Tak heran jika isu pemutusan hubungan kerja (PHK), penutupan pabrik alias gulung tikar, hingga kontraksi panjang mewarnai sektor manufaktur Indonesia sepanjang tahun ini. Ada pula drama utak-atik tata niaga impor, industri tembakau yang terpukul PP Kesehatan, Sritex pailit, hingga kontribusi investasi yang mengendur.
Kementerian Investasi/Badan Koordinasi Penanaman Modal (BKPM) mencatat realisasi investasi manufaktur sepanjang tiga kuartal pertama tahun ini mencapai Rp515,7 triliun atau meningkat 16% dibandingkan dengan capaian pada periode yang sama tahun lalu Rp443,9 triliun.
Pada saat yang sama, penanaman modal secara keseluruhan bertumbuh 20% dibandingkan dengan periode Januari—September 2023 senilai Rp1.053 triliun menjadi lebih dari Rp1.261 triliun. Alhasil, pangsa investasi manufaktur susut dari 42,2% menjadi hanya 40,9%.
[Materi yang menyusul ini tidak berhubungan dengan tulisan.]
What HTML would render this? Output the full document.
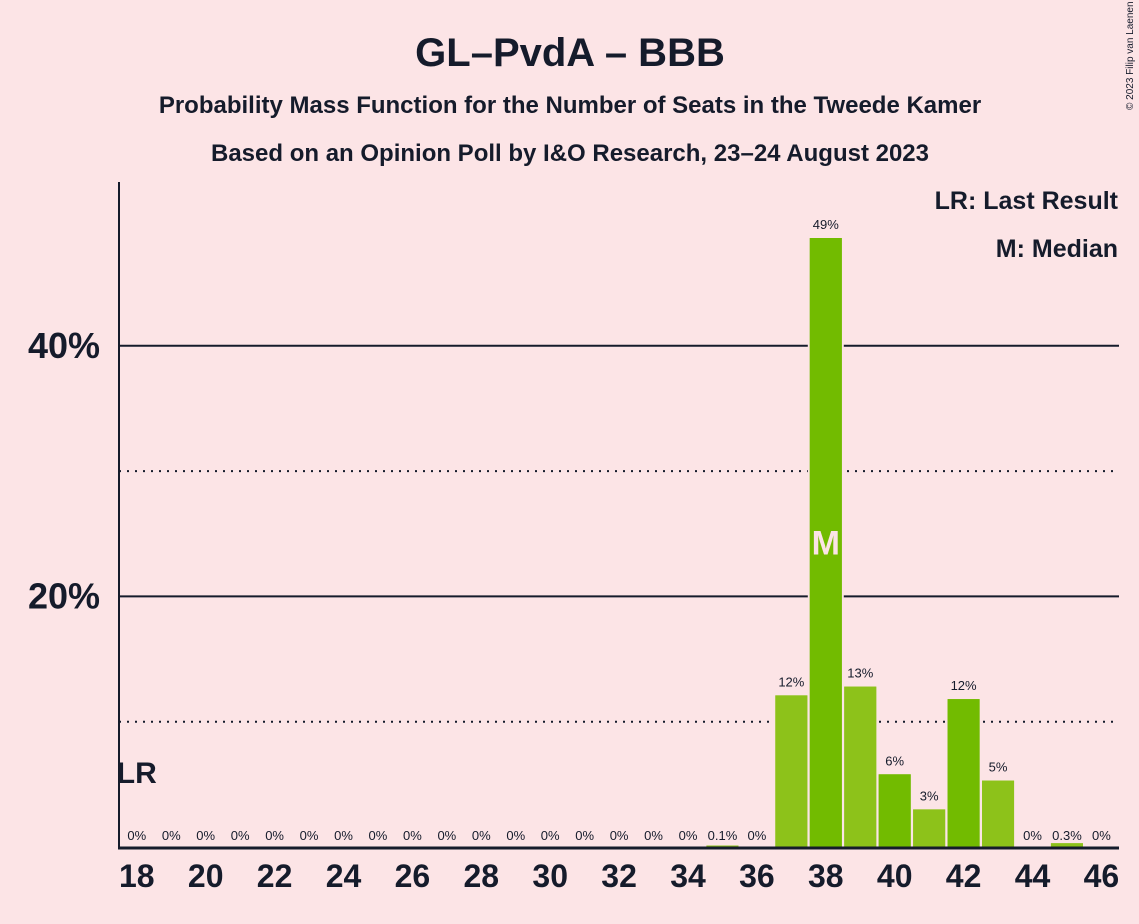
<!DOCTYPE html>
<html><head><meta charset="utf-8"><style>
body{margin:0;background:#fce4e6;}
svg{display:block;font-family:"Liberation Sans",sans-serif;}
</style></head><body>
<svg id="c" width="1139" height="924" viewBox="0 0 1139 924">
<rect width="1139" height="924" fill="#fce4e6"/>
<text x="570" y="66" text-anchor="middle" font-size="40" font-weight="bold" fill="#151b2b">GL–PvdA – BBB</text>
<text x="570" y="113" text-anchor="middle" font-size="24" font-weight="bold" fill="#151b2b">Probability Mass Function for the Number of Seats in the Tweede Kamer</text>
<text x="570" y="161" text-anchor="middle" font-size="24" font-weight="bold" fill="#151b2b">Based on an Opinion Poll by I&amp;O Research, 23–24 August 2023</text>
<text x="1133" y="110" font-size="10" fill="#151b2b" transform="rotate(-90 1133 110)">© 2023 Filip van Laenen</text>
<text x="1118" y="209" text-anchor="end" font-size="25" font-weight="bold" fill="#151b2b">LR: Last Result</text>
<text x="1118" y="257" text-anchor="end" font-size="25" font-weight="bold" fill="#151b2b">M: Median</text>
<g id="grid"></g>
<g id="bars"></g>
<g id="labels"></g>
<line x1="119" y1="182" x2="119" y2="848" stroke="#151b2b" stroke-width="2"/>
<line x1="118" y1="848" x2="1119" y2="848" stroke="#151b2b" stroke-width="3"/>
<g id="ticks"></g>
</svg>
<script>
const seats=[18,19,20,21,22,23,24,25,26,27,28,29,30,31,32,33,34,35,36,37,38,39,40,41,42,43,44,45,46];
const probs=[0,0,0,0,0,0,0,0,0,0,0,0,0,0,0,0,0,0.1,0,12.1,48.6,12.8,5.8,3.0,11.8,5.3,0,0.3,0];
const valueLabels=["0%","0%","0%","0%","0%","0%","0%","0%","0%","0%","0%","0%","0%","0%","0%","0%","0%","0.1%","0%","12%","49%","13%","6%","3%","12%","5%","0%","0.3%","0%"];
const yTicks=[20,40];
const yDotted=[10,30];
const lastResult=18, median=38;
const NS="http://www.w3.org/2000/svg";
const xs=s=>136.8+(s-18)*34.45;
const ys=v=>847-v*12.53;
function mk(t,a,p){const e=document.createElementNS(NS,t);for(const k in a)e.setAttribute(k,a[k]);p.appendChild(e);return e;}
const grid=document.getElementById('grid'),bars=document.getElementById('bars'),labels=document.getElementById('labels'),ticks=document.getElementById('ticks');
yTicks.forEach(v=>{const l=mk('line',{x1:119,x2:1119,y1:ys(v),y2:ys(v),stroke:'#151b2b','stroke-width':2},grid);


const t=mk('text',{x:100,y:ys(v)+12,'text-anchor':'end','font-size':36,'font-weight':'bold',fill:'#151b2b'},ticks);t.textContent=v+'%';

});
yDotted.forEach(v=>{const l=mk('line',{x1:119,x2:1119,y1:ys(v),y2:ys(v),stroke:'#151b2b','stroke-width':2,'stroke-dasharray':'2,6'},grid);

});
seats.forEach((s,i)=>{const v=probs[i];const x=xs(s);
if(v>0){const h=Math.max(v*12.53,1.5);
const r=mk('rect',{x:x-16,y:847-h,width:32,height:h,fill:(s%2)?'#8dc21a':'#72bb00',stroke:'#fce4e6','stroke-width':v>1?4:0,'paint-order':'stroke'},bars);


const r2=mk('rect',{x:x-16,y:847-h,width:32,height:h,fill:(s%2)?'#8dc21a':'#72bb00'},bars);

}
const t=mk('text',{x:x,y:ys(v)-9,'text-anchor':'middle','font-size':13,fill:'#151b2b'},labels);
if(v<1)t.setAttribute('y',840);
t.textContent=valueLabels[i];


if(s%2===0){const tk=mk('text',{x:x,y:887,'text-anchor':'middle','font-size':32,'font-weight':'bold',fill:'#151b2b'},ticks);tk.textContent=s;

}
if(s===median){const m=mk('text',{x:x,y:ys(v/2)+12,'text-anchor':'middle','font-size':34,'font-weight':'bold',fill:'#fce4e6'},labels);m.textContent='M';

}
if(s===lastResult){const lr=mk('text',{x:x,y:783,'text-anchor':'middle','font-size':30,'font-weight':'bold',fill:'#151b2b'},labels);lr.textContent='LR';

}
});
</script>
</body></html>
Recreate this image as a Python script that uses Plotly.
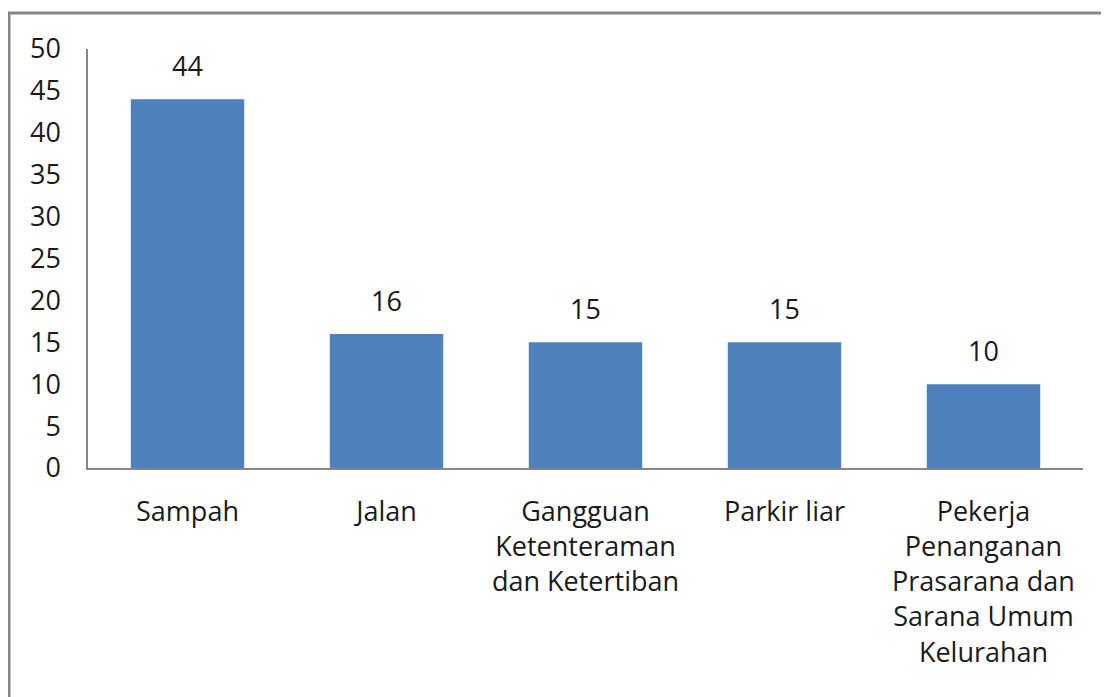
import plotly.graph_objects as go

categories = [
    "Sampah",
    "Jalan",
    "Gangguan<br>Ketenteraman<br>dan Ketertiban",
    "Parkir liar",
    "Pekerja<br>Penanganan<br>Prasarana dan<br>Sarana Umum<br>Kelurahan",
]
values = [44, 16, 15, 15, 10]
y_ticks = [0, 5, 10, 15, 20, 25, 30, 35, 40, 45, 50]

FONT = "Open Sans"
TXT = "#1a1a1a"
FS = 27

fig = go.Figure()
fig.add_trace(go.Bar(
    x=categories, y=values,
    marker=dict(color="#4f81bd", line=dict(width=0)),
    width=0.57,
    hoverinfo="skip",
))

for c, v in zip(categories, values):
    fig.add_annotation(x=c, y=v, text=str(v), showarrow=False,
                       yanchor="bottom", yshift=13,
                       font=dict(family=FONT, size=FS, color=TXT))

# page body has an 8px margin; compensate
OFF = 8
L, R, T, B = 88 - OFF, 26, 49 - OFF, 229
W, H = 1109 - OFF, 697 - OFF
pw, ph = W - L - R, H - T - B
fig.add_shape(type="rect", xref="paper", yref="paper",
              x0=(9 - OFF - L) / pw, x1=(W + 20 - L) / pw,
              y0=-(B + 20) / ph, y1=(H - B - (13 - OFF)) / ph,
              line=dict(color="#868686", width=3), layer="below")

fig.update_layout(
    width=W, height=H,
    margin=dict(l=L, r=R, t=T, b=B),
    paper_bgcolor="white", plot_bgcolor="white",
    showlegend=False,
    font=dict(family=FONT, size=FS, color=TXT),
)
fig.update_xaxes(
    showline=True, linecolor="#868686", linewidth=1.5,
    showgrid=False, ticks="", tickangle=0,
    tickfont=dict(family=FONT, size=FS, color=TXT),
    ticklabelstandoff=19,
)
fig.update_yaxes(
    range=[0, 50], tickvals=y_ticks,
    showline=True, linecolor="#868686", linewidth=1.5,
    showgrid=False, zeroline=False, ticks="",
    tickfont=dict(family=FONT, size=FS, color=TXT),
    ticklabelstandoff=20,
)

fig.write_html("out.html")
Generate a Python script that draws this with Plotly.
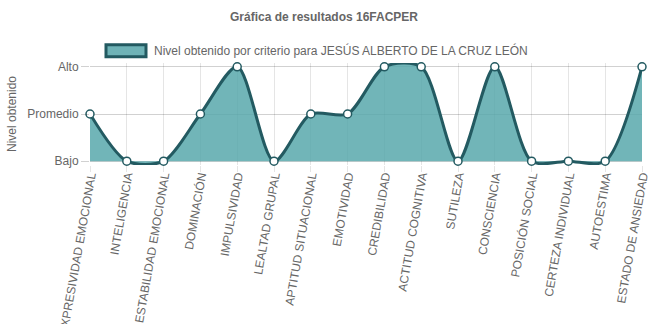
import plotly.graph_objects as go

categories = ["EXPRESIVIDAD EMOCIONAL", "INTELIGENCIA", "ESTABILIDAD EMOCIONAL", "DOMINACIÓN",
              "IMPULSIVIDAD", "LEALTAD GRUPAL", "APTITUD SITUACIONAL", "EMOTIVIDAD",
              "CREDIBILIDAD", "ACTITUD COGNITIVA", "SUTILEZA", "CONSCIENCIA",
              "POSICIÓN SOCIAL", "CERTEZA INDIVIDUAL", "AUTOESTIMA", "ESTADO DE ANSIEDAD"]
values = [1, 0, 0, 1, 2, 0, 1, 1, 2, 2, 0, 2, 0, 0, 0, 2]
level_vals = [0, 1, 2]
level_text = ["Bajo", "Promedio", "Alto"]
series_name = "Nivel obtenido por criterio para JESÚS ALBERTO DE LA CRUZ LEÓN"
title_text = "Gráfica de resultados 16FACPER"
y_title = "Nivel obtenido"

FILL = "rgba(88,168,172,0.85)"
LINE = "#235a61"
GREY = "#666666"
FONT = "Liberation Sans, Arial, sans-serif"

x_idx = list(range(len(categories)))

W, H = 648, 324
EXT = 0.08                      # small headroom so the smooth line is not clipped
Y_TOP_PX, Y_BOT_PX = 67, 161    # pixel rows of Alto and Bajo
scale = (Y_BOT_PX - Y_TOP_PX) / 2.0
L, R = 90, 6
T = Y_TOP_PX - EXT * scale
B = H - (Y_BOT_PX + EXT * scale)
pw, ph = W - L - R, H - T - B

def px_x(p):
    return (p - L) / pw

def px_y(p):
    return (H - B - p) / ph

fig = go.Figure()
fig.add_trace(go.Scatter(
    x=x_idx, y=values, mode="lines", fill="tozeroy",
    fillcolor=FILL, line=dict(color=LINE, width=3, shape="spline", smoothing=0.8),
    showlegend=False, hoverinfo="skip"))
fig.add_trace(go.Scatter(
    x=x_idx, y=values, mode="markers", cliponaxis=False,
    marker=dict(size=8, color="white", line=dict(color=LINE, width=1.5)),
    showlegend=False))

fig.add_shape(type="rect", xref="paper", yref="paper",
              x0=px_x(106), x1=px_x(146), y0=px_y(57), y1=px_y(45),
              fillcolor="#6fb3b7", line=dict(color=LINE, width=3))
fig.add_annotation(xref="paper", yref="paper", x=px_x(152), y=px_y(51),
                   xanchor="left", yanchor="middle", showarrow=False,
                   text=series_name, font=dict(size=12, color=GREY, family=FONT))
fig.add_annotation(xref="paper", yref="paper", x=px_x(12), y=px_y(114), textangle=-90,
                   xanchor="center", yanchor="middle", showarrow=False,
                   text=y_title, font=dict(size=12, color=GREY, family=FONT))

fig.update_layout(
    width=W, height=H,
    margin=dict(l=L, r=R, t=T, b=B),
    paper_bgcolor="white", plot_bgcolor="white",
    title=dict(text="<b>" + title_text + "</b>", x=0.5, xref="container", xanchor="center",
               y=1 - 17 / H, yref="container", yanchor="middle",
               font=dict(size=12, color=GREY, family=FONT)),
    font=dict(family=FONT, size=12, color=GREY),
    xaxis=dict(range=[0, len(categories) - 1], tickmode="array", tickvals=x_idx,
               ticktext=categories, tickangle=-80, showgrid=True, automargin=False,
               gridcolor="rgba(0,0,0,0.1)", ticks="outside", ticklen=6,
               ticklabelstandoff=-8, ticklabeloverflow="allow",
               tickcolor="rgba(0,0,0,0.1)", zeroline=False, showline=False,
               tickfont=dict(size=12, color=GREY, family=FONT)),
    yaxis=dict(range=[-EXT, 2 + EXT], tickmode="array", tickvals=level_vals, ticktext=level_text,
               showgrid=True, gridcolor="rgba(0,0,0,0.18)", ticks="outside", ticklen=8,
               tickcolor="rgba(0,0,0,0.18)", zeroline=False, automargin=False,
               showline=False,
               tickfont=dict(size=12, color=GREY, family=FONT)),
)

fig.write_html("out.html")
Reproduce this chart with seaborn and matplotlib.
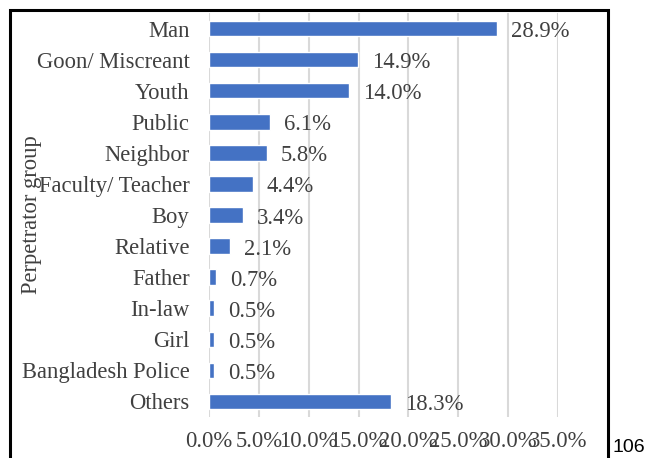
import matplotlib
matplotlib.use("Agg")
import matplotlib.pyplot as plt
import seaborn as sns
import pandas as pd
from matplotlib.patches import Rectangle
from matplotlib.ticker import FuncFormatter, MultipleLocator

groups = ["Man", "Goon/ Miscreant", "Youth", "Public", "Neighbor", "Faculty/ Teacher",
          "Boy", "Relative", "Father", "In-law", "Girl", "Bangladesh Police", "Others"]
shares = [28.9, 14.9, 14.0, 6.1, 5.8, 4.4, 3.4, 2.1, 0.7, 0.5, 0.5, 0.5, 18.3]
value_labels = ["28.9%", "14.9%", "14.0%", "6.1%", "5.8%", "4.4%", "3.4%", "2.1%",
                "0.7%", "0.5%", "0.5%", "0.5%", "18.3%"]

df = pd.DataFrame({"group": groups, "share": shares})

sns.set_style("white")
plt.rcParams["font.family"] = ["Liberation Serif", "DejaVu Serif"]
text_color = "#404040"
fs = 16.3

fig = plt.figure(figsize=(6.46, 4.58), dpi=100)
W, H = 646, 458
ax = fig.add_axes([209 / W, 1 - 417 / H, 349 / W, 404 / H])

sns.barplot(data=df, y="group", x="share", orient="h", color="#4472C4",
            saturation=1, width=0.5, ax=ax, zorder=3)

ax.set_xlim(0, 35)
ax.xaxis.set_major_locator(MultipleLocator(5))
ax.xaxis.set_major_formatter(FuncFormatter(lambda v, p: f"{v:.1f}%"))
ax.grid(axis="x", color="#D9D9D9", linewidth=1.5, zorder=0)
ax.grid(axis="y", visible=False)
ax.set_axisbelow(True)
for s in ax.spines.values():
    s.set_visible(False)

ax.tick_params(axis="both", length=0, labelsize=fs, labelcolor=text_color)
ax.tick_params(axis="y", pad=14)
ax.tick_params(axis="x", pad=10)

for i, (v, lab) in enumerate(zip(shares, value_labels)):
    ax.annotate(lab, xy=(v, i), xytext=(14, -3), textcoords="offset pixels",
                va="center", ha="left", fontsize=fs, color=text_color)

ax.set_xlabel("")
ax.set_ylabel("Perpetrator group", fontsize=fs, color=text_color)
ax.yaxis.set_label_coords((42 - 209) / 349, (417 - 215) / 404)

# outer frame
fig.patches.append(Rectangle((10 / W, -20 / H), (608 - 10) / W, (H - 10 + 20) / H,
                             transform=fig.transFigure, fill=False,
                             edgecolor="black", linewidth=2.2, zorder=10))

fig.text(612 / W, 1 - 447 / H, "106", fontsize=14, family=["Liberation Sans", "DejaVu Sans"],
         color="black", va="center", ha="left")

fig.savefig("out.png", dpi=100)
5. Kuda–kuda Industri Properti Hadapi 2025
Industri properti RI diproyeksikan dapat mengalami pertumbuhan pada tahun depan. Wakil Ketua Umum Dewan Pengurus Pusat (DPP) Real Estat Indonesia (REI) Hari Ganie optimistis mamandang pasar properti 2025, selama kondisi politik dan ekonomi makro berjalan stabil. Dia berharap kenaikan pertumbuhan industri properti moderat antara 5% dan 7%.
Saat ini, pengembang rumah komersial tengah menunggu kelanjutan kepastian pajak pertambahan nilai (PPN) ditanggung pemerintah (DTP) pada 2025.
“Kami berharap pemerintah dapat menepati janjinya untuk membebaskan PPN sebesar 12% di tahun depan dan juga Bea Perolehan Hak atas Tanah dan Bangunan (BPHTB) sebesar 5% sehingga janji penghapusan pajak total 17% dapat dilakukan,” ujarnya kepada Bisnis dikutip Sabtu (14/12/2024).
Adapun terkait dengan rencana kenaikan PPN menjadi 12% dari 11% yang ditujukan untuk barang mewah, pihaknya akan menunggu aturan detail. Selama ini hunian yang terkena pajak penjualan atas barang mewah berkisar di atas Rp20 miliar.
“Hunian mewah ini memiliki pasar tersendiri yang tidak akan terpengaruh pada kenaikan PPN sebesar 12%,” ucapnya.
Adapun saat ini pasar masih banyak menunggu roadmap kebijakan pembangunan 3 juta rumah terutama untuk pembangunan 1 juta rumah di perkotaan.